Table 1.
Single-matrix models underestimate the level of compositional heterogeneity and overestimate the site-specific biochemical diversity of the informational gene alignments.
Figure 1.
Unrooted phylogeny of RNAP2 based on Bayesian analysis of 80 sequences of 272 amino acid positions performed with PhyloBayes under the CAT60 model.
Detailed parameters are given in the Materials and Methods section. Assuming that the root of the tree lies outside the viruses and eukaryotes, the NCLDV sequences (red) are not monophyletic but form three groups, one branch located between the archaeal (green) and the eukaryotic (blue) sequences, one branch emerging from within the eukaryotes, and one branch comprising the Emiliana huxleyi virus. Bacterial sequences are shown in purple, and metagenomic sequences of unknown organismal origin are shown in black. Branch support shown represents posterior probabilities, bar represents 0.3 substitutions per site.
Figure 2.
Unrooted phylogeny of TFIIB based on Bayesian analysis of 30 sequences of 162 amino acid positions performed with PhyloBayes under the CAT60 model.
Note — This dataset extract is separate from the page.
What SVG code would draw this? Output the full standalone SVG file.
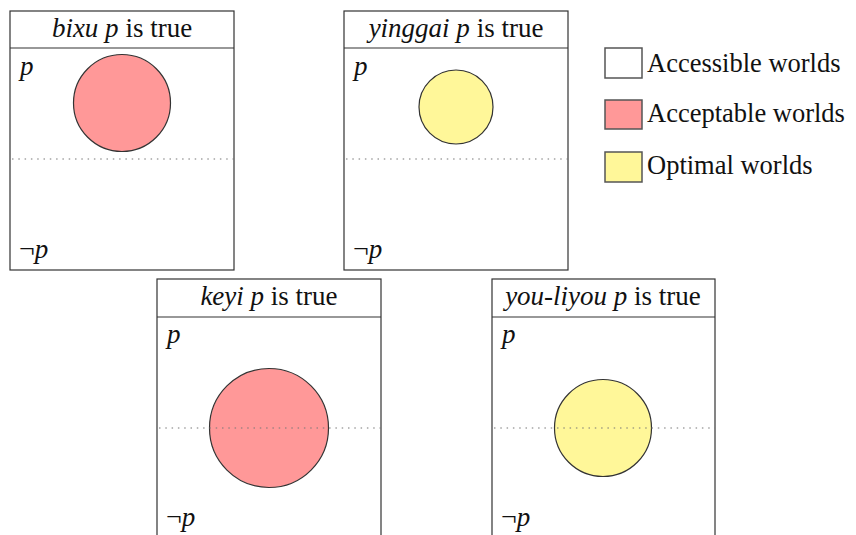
<svg xmlns="http://www.w3.org/2000/svg" width="856" height="535" viewBox="0 0 856 535">
<style>
.frame{fill:#fff;stroke:#333;stroke-width:1.2}
.hdr{fill:none;stroke:#333;stroke-width:1.2}
.dot{stroke:#777;stroke-width:1.2;stroke-dasharray:1.5 4.8}
.acc{fill:#ff9898;stroke:#333;stroke-width:1.2}
.opt{fill:#fff799;stroke:#333;stroke-width:1.2}
text{font-family:"Liberation Serif","Times New Roman",serif;fill:#111}
.t{font-size:27px;text-anchor:middle}
.l{font-size:27px;font-style:italic}
.n{font-style:normal;font-size:28px}
.lg{font-size:26.5px}
.i{font-style:italic}
.key{stroke:#555;stroke-width:1.5}
</style>
<rect width="856" height="535" fill="#fff"/>
<g id="bixu">
<rect class="frame" x="10" y="11" width="224" height="259"/>
<line class="hdr" x1="10" y1="48" x2="234" y2="48"/>
<text class="t" x="122" y="37"><tspan class="i">bixu p</tspan> is true</text>
<line class="dot" x1="12" y1="159" x2="234" y2="159"/>
<circle class="acc" cx="122" cy="103" r="48.5"/>
<text class="l" x="20" y="75">p</text>
<text class="l" x="19" y="258"><tspan class="n">¬</tspan>p</text>
</g>
<g id="yinggai">
<rect class="frame" x="344" y="11" width="224" height="259"/>
<line class="hdr" x1="344" y1="48" x2="568" y2="48"/>
<text class="t" x="456" y="37"><tspan class="i">yinggai p</tspan> is true</text>
<line class="dot" x1="346" y1="159" x2="568" y2="159"/>
<circle class="opt" cx="456" cy="107" r="37"/>
<text class="l" x="354" y="75">p</text>
<text class="l" x="353" y="258"><tspan class="n">¬</tspan>p</text>
</g>
<g id="keyi">
<rect class="frame" x="157" y="279" width="224" height="270"/>
<line class="hdr" x1="157" y1="317" x2="381" y2="317"/>
<text class="t" x="269" y="305"><tspan class="i">keyi p</tspan> is true</text>
<circle class="acc" cx="269" cy="428" r="59.5"/>
<line class="dot" x1="159" y1="428" x2="381" y2="428"/>
<text class="l" x="167" y="343">p</text>
<text class="l" x="166" y="526"><tspan class="n">¬</tspan>p</text>
</g>
<g id="youliyou">
<rect class="frame" x="492" y="279" width="223" height="270"/>
<line class="hdr" x1="492" y1="317" x2="715" y2="317"/>
<text class="t" x="603" y="305"><tspan class="i">you-liyou p</tspan> is true</text>
<circle class="opt" cx="603" cy="428" r="48.5"/>
<line class="dot" x1="494" y1="428" x2="715" y2="428"/>
<text class="l" x="502" y="343">p</text>
<text class="l" x="501" y="526"><tspan class="n">¬</tspan>p</text>
</g>
<g id="legend">
<rect class="key" x="605" y="48" width="37" height="30" fill="#fff"/>
<text class="lg" x="647" y="72">Accessible worlds</text>
<rect class="key" x="605" y="100" width="37" height="29" fill="#ff9898"/>
<text class="lg" x="647" y="122">Acceptable worlds</text>
<rect class="key" x="605" y="152" width="37" height="30" fill="#fff799"/>
<text class="lg" x="647" y="174">Optimal worlds</text>
</g>
<g id="connectors"/>
</svg>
Detailed parameters are given in the Materials and Methods section. This tree shows a polytomy in which the relationships among the the different eukaryotic groups and NCLDV lineages are not resolved at posterior probabilities 0.5. This lack of resolution beyond the eukaryote/prokaryote split is typical of the topologies recovered for this gene under the models that passed our tests. Archaeal sequences are shown in green, the black sequence represents a metagenomic sequence of unknown organismal origin. The indicated branch support values are posterior probabilities, and the bar represents 0.3 substitutions per site.
Figure 3.
Unrooted phylogeny of PCNA based on Bayesian analysis of 40 sequences of 178 Dayhoff-recoded amino acid positions performed with p4 with an additional base composition vector.
Detailed parameters are given in the Materials and Methods section. The NCLDV sequences (red) and metagenomic sequences (black) emerge as a single group from within the eukaryotes (with the exception of the Emiliana huxleyi virus). Archaeal sequences are in green. The indicated branch support values are posterior probabilities, and the bar represents 0.3 substitutions per site.
Figure 4.
Unrooted phylogeny of FEN based on Bayesian analysis of 37 sequences of 215 amino acid positions performed with PhyloBayes under the CAT60 model.
Detailed parameters are given in the Materials and Methods section. The NCLDV sequences (red) and metagenomic sequences (black) emerge as a single group from within the eukaryotes (blue), with the exclusion of the Emiliana huxleyi virus. Archaeal sequences are in green. The indicated branch support values are posterior probabilities, and the bar represents 0.6 substitutions per site. Black sequences represent metagenomic sequences of unknown organismal origin.
Table 2.
Support for the 4th domain of life hypothesis [18] from analyses of informational genes using different models.
Figure 5.
Observed (solid lines) and predicted (dashed lines) numbers of homoplasic events per site for the RNAP2 alignment under the JTT (purple) and CAT60 (black) models.
This case illustrates the pattern seen for three of the four genes (see Table 3): under the CAT model, which predicts substantially higher levels of homoplasy, there is good agreement (P = 0.38) between the observed and predicted distributions. The JTT model predicts significantly less homoplasy than it observes (P = 0.018), and the means of both distributions are lower than under CAT60. This suggests that CAT60 anticipates, and is better able to account for, higher levels of homoplasy in the data.
Table 3.
Homoplasy (mean predicted homoplasic events/site +/− variance) in each gene under the homogeneous models used in [18] (JTT for RNAP2, WAG for the others) and the UL3 and CAT60 mixture models.